Автору этих строк уже приходилось писать, анализируя этическую концепцию Э. Левинаса — а можно бы вспомнить и Варлама Шаламова, и Константина Воробьева, — о негативном опыте, опыте, который невозможно ассоциировать с совершенствованием человека, опыте, который люди вообще не должны были бы иметь; опыт Холокоста именно таков3. И, тем не менее, поскольку он у нас есть, к нему необходимо относиться серьезно — так человек может хранить осколок, убивший когда-то его отца. Мертвые есть мертвые, к жизни их не вернуть, но как мертвые, они должны быть живы для нас, присутствовать в нашей собственной жизни. Память о «живых мертвых» (см.: с. 34, 55, 103, 226) — не только знак беды, предостерегающий от повтора ужасной бойни, но и их, ушедших, собственное, пусть непоправимо сокращенное присутствие в мире. И Гефтер вновь и вновь говорит о необходимости сбора и сохранения всех индивидуальных свидетельств о Холокосте, унаследовании «всех без исключения человеческих опытов» (с. 103. Ср.: с. 223); как президент Центра «Холокост», он призывает «к систематическому и целенаправленному сбору документальных материалов, по крупице восстанавливая смертный путь миллионов людей — всех и каждого в отдельности. Должны быть употреблены в дело все ресурсы устной памяти, способной извлечь из небытия последние слова и движения души, донести до нас хрупкую и неистребимую человеческую связь на пороге гибели» (с. 265. Ср.: с. 273).

Однако возвратимся к нашему исходному пункту. Сознательная позиция Гефтера состоит, повторяю, в том, чтобы задавать вопросы. Основной из них относительно Холокоста: возможен ли повтор? Если отважиться на попытку ответа, на исходе 2001 года представляется, что буквальное повторение, пожалуй, уже невозможно — невозможно, поскольку ушли в небытие объективные условия, необходимые для того, чтобы существовала и функционировала система тоталитарного манипулирования человеческим сознанием и поведением. Холокост в этом смысле — преступление ХХ века. Однако остается открытой возможность катастрофы принципиально иного, непредвидимого нами сегодня характера: в этом смысле отмеченный Гефтером феномен «неготовности к ужасному», к «катастрофическим срывам в небытие» (с. 279, 33) заслуживает особого рассмотрения, о чем — несколько ниже.

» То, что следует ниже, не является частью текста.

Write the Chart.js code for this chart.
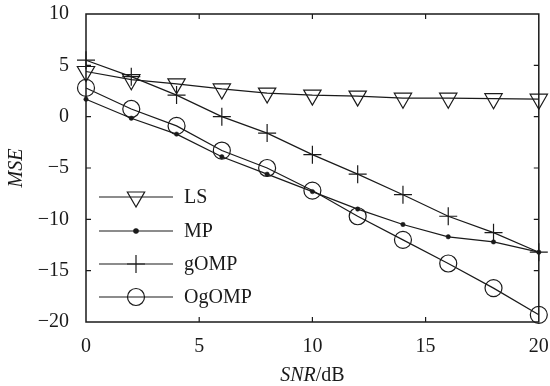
<!DOCTYPE html>
<html>
<head>
<meta charset="utf-8">
<script src="https://cdn.jsdelivr.net/npm/chart.js@4/dist/chart.umd.min.js"></script>
<style>
  html, body { margin: 0; padding: 0; background: #fff; }
  #wrap { width: 550px; height: 386px; position: relative; }
</style>
</head>
<body>
<div id="wrap"><canvas id="mseChart"></canvas></div>
<script>
// ===== Data =====
const snr = [0, 2, 4, 6, 8, 10, 12, 14, 16, 18, 20];
const lsMse = [4.4, 3.6, 3.2, 2.7, 2.3, 2.1, 2.0, 1.8, 1.8, 1.75, 1.7];
const mpMse = [1.7, -0.15, -1.7, -3.9, -5.6, -7.3, -9.0, -10.5, -11.7, -12.2, -13.2];
const gompMse = [5.5, 3.9, 2.1, 0.0, -1.6, -3.7, -5.6, -7.6, -9.7, -11.3, -13.2];
const ogompMse = [2.8, 0.75, -0.9, -3.3, -5.0, -7.2, -9.7, -12.0, -14.3, -16.7, -19.3];
const xTicks = [0, 5, 10, 15, 20];
const yTicks = [-20, -15, -10, -5, 0, 5, 10];

const INK = "#1a1a1a";
const FONT = "'Liberation Serif', 'Times New Roman', serif";

const toPoints = (ys) => snr.map((x, i) => ({ x: x, y: ys[i] }));
const minusSign = (v) => (v < 0 ? "\u2212" + Math.abs(v) : String(v));

function series(label, ys, style) {
  return Object.assign({
    label: label,
    data: toPoints(ys),
    borderColor: INK,
    borderWidth: 1.2,
    pointBorderColor: INK,
    pointBorderWidth: 1.2,
    pointBackgroundColor: "rgba(0,0,0,0)",
    clip: false,
    tension: 0,
  }, style);
}

// ===== Frame with inward ticks =====
const framePlugin = {
  id: "frame",
  afterDraw(chart) {
    const { ctx, chartArea: a, scales } = chart;
    ctx.save();
    ctx.strokeStyle = INK;
    ctx.lineWidth = 1.5;
    ctx.strokeRect(a.left, a.top, a.right - a.left, a.bottom - a.top);
    ctx.lineWidth = 1.2;
    ctx.beginPath();
    xTicks.slice(1, -1).forEach((v) => {
      const px = scales.x.getPixelForValue(v);
      ctx.moveTo(px, a.bottom); ctx.lineTo(px, a.bottom - 5);
      ctx.moveTo(px, a.top); ctx.lineTo(px, a.top + 5);
    });
    yTicks.slice(1, -1).forEach((v) => {
      const py = scales.y.getPixelForValue(v);
      ctx.moveTo(a.left, py); ctx.lineTo(a.left + 5, py);
      ctx.moveTo(a.right, py); ctx.lineTo(a.right - 5, py);
    });
    ctx.stroke();

    // axis titles
    ctx.fillStyle = INK;
    ctx.textBaseline = "middle";
    ctx.font = "italic 20px " + FONT;
    const w1 = ctx.measureText("SNR").width;
    ctx.font = "20px " + FONT;
    const w2 = ctx.measureText("/dB").width;
    const sx = (a.left + a.right) / 2 - (w1 + w2) / 2;
    ctx.textAlign = "left";
    ctx.font = "italic 20px " + FONT;
    ctx.fillText("SNR", sx, 376);
    ctx.font = "20px " + FONT;
    ctx.fillText("/dB", sx + w1, 376);

    ctx.translate(17, (a.top + a.bottom) / 2);
    ctx.rotate(-Math.PI / 2);
    ctx.textAlign = "center";
    ctx.font = "italic 20px " + FONT;
    ctx.fillText("MSE", 0, 0);
    ctx.restore();
  },
};

// ===== Legend inside the plot =====
const legendPlugin = {
  id: "insideLegend",
  afterDatasetsDraw(chart) {
    const { ctx } = chart;
    const rows = [197, 231, 264, 297];
    ctx.save();
    chart.data.datasets.forEach((ds, i) => {
      const y = rows[i];
      ctx.strokeStyle = INK;
      ctx.lineWidth = 1.2;
      ctx.beginPath();
      ctx.moveTo(99, y);
      ctx.lineTo(173, y);
      ctx.stroke();
      ctx.fillStyle = ds.pointBackgroundColor;
      ctx.strokeStyle = INK;
      Chart.helpers.drawPoint(ctx, {
        pointStyle: ds.pointStyle,
        radius: ds.pointRadius,
        rotation: ds.pointRotation || 0,
        borderWidth: 1.2,
      }, 136, y);
      ctx.fillStyle = INK;
      ctx.font = "20px " + FONT;
      ctx.textAlign = "left";
      ctx.textBaseline = "middle";
      ctx.fillText(ds.label, 184, y + 1);
    });
    ctx.restore();
  },
};

const noPad = (s) => { s.paddingLeft = 0; s.paddingRight = 0; s.paddingTop = 0; s.paddingBottom = 0; };

new Chart(document.getElementById("mseChart"), {
  type: "line",
  data: {
    datasets: [
      series("LS", lsMse, { pointStyle: "triangle", pointRadius: 10, pointRotation: 180 }),
      series("MP", mpMse, { pointStyle: "circle", pointRadius: 2.2, pointBackgroundColor: INK, pointBorderWidth: 0.5 }),
      series("gOMP", gompMse, { pointStyle: "cross", pointRadius: 9 }),
      series("OgOMP", ogompMse, { pointStyle: "circle", pointRadius: 8.5 }),
    ],
  },
  options: {
    responsive: true,
    maintainAspectRatio: false,
    animation: false,
    layout: { padding: { top: 14, right: 10, left: 0, bottom: 0 } },
    plugins: { legend: { display: false }, tooltip: { enabled: false } },
    scales: {
      x: {
        type: "linear",
        min: 0,
        max: 20,
        afterBuildTicks: (s) => { s.ticks = xTicks.map((v) => ({ value: v })); },
        afterFit: (s) => { s.height = 64; noPad(s); },
        ticks: { color: INK, font: { family: FONT, size: 20 }, padding: 13, maxRotation: 0, callback: minusSign },
        grid: { display: false, drawTicks: false },
        border: { display: false },
      },
      y: {
        type: "linear",
        min: -20,
        max: 10,
        afterBuildTicks: (s) => { s.ticks = yTicks.map((v) => ({ value: v })); },
        afterFit: (s) => { s.width = 86; noPad(s); },
        ticks: { color: INK, font: { family: FONT, size: 20 }, padding: 17, callback: minusSign },
        grid: { display: false, drawTicks: false },
        border: { display: false },
      },
    },
  },
  plugins: [framePlugin, legendPlugin],
});
</script>
</body>
</html>
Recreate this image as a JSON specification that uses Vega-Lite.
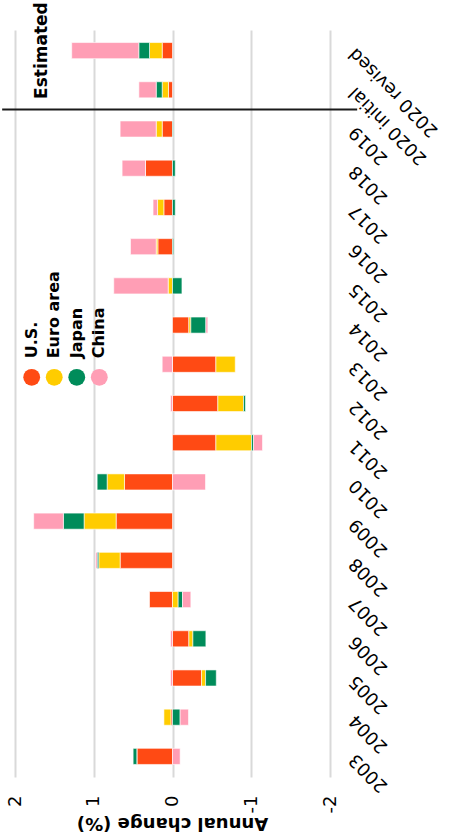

Второй вопрос в связи с Холокостом, который непрестанно тревожил М.Я. и требует и от нас осмысления и ответа, — это вопрос об эхе Катастрофы: как жить памятью о ней в нашем нынешнем мире?

По словам Гефтера, вопрос о бытии после Холокоста принадлежит к таким, которые требуют «переменить не взгляд на жизнь, а саму жизнь» (с. 29). Нельзя не видеть, что для самого М.Я. проецирование опыта и отзвука Холокоста на реалии послевоенной и современной России вылилось в одну из кардинальных жизненных и духовных проблем. Гефтер — антифашист, последовательный критик тоталитаризма и ксенофобии, Гефтер — инакомыслящий и инакоживущий — слишком определенная фигура общественной жизни недавних лет, чтобы от нас здесь требовалось дополнительное освещение этих его позиций. Его тексты обличают в нем особо значимую для отечественного интеллигента чуткость к изначальной простоте ситуации травли, дар деятельной солидарности с гонимыми. Все это, безусловно, заслуживает глубокого уважения.

Я бы, однако, хотел отметить здесь и иную чуткость, также несомненно присущую М. Гефтеру. Признаться, мне не особенно по душе, когда в речах наших соотечественников о советской поре их жизни доминируют металлические интонации. Да, у Гефтера сказано все необходимое о том, что представлял собою советский строй и как неизлечимо уродовал он преданных ему людей. Да, личное отношение М.Я. к Сталину и сталинщине абсолютно прозрачно. Однако при всем этом гефтеровские размышления о советском прошлом, о жизни и заблуждениях людей его поколения явственно превозмогают глубокую личную боль и тоску. М. Гефтер признает, более того — провозглашает собственную ответственность за это прошлое, вытекающую из чувства причастности судьбам великой и страшной страны. Отказываясь от «духовного комфорта непричастности» (с. 242), он исповедует долг быть наследником всех — «в том числе и злодеев. Иначе не забыть злодейства, первые шаги которого не устрашают и кажутся даже оправданными великими помыслами» (с. 55). Иначе — можем мы добавить в русле гефтеровской мысли — признание ошибок и преступлений прошлого легко может выродиться в новую жестокую поляризацию «правых» и «виноватых», инспирировать новый виток безысходного человеконенавистничества.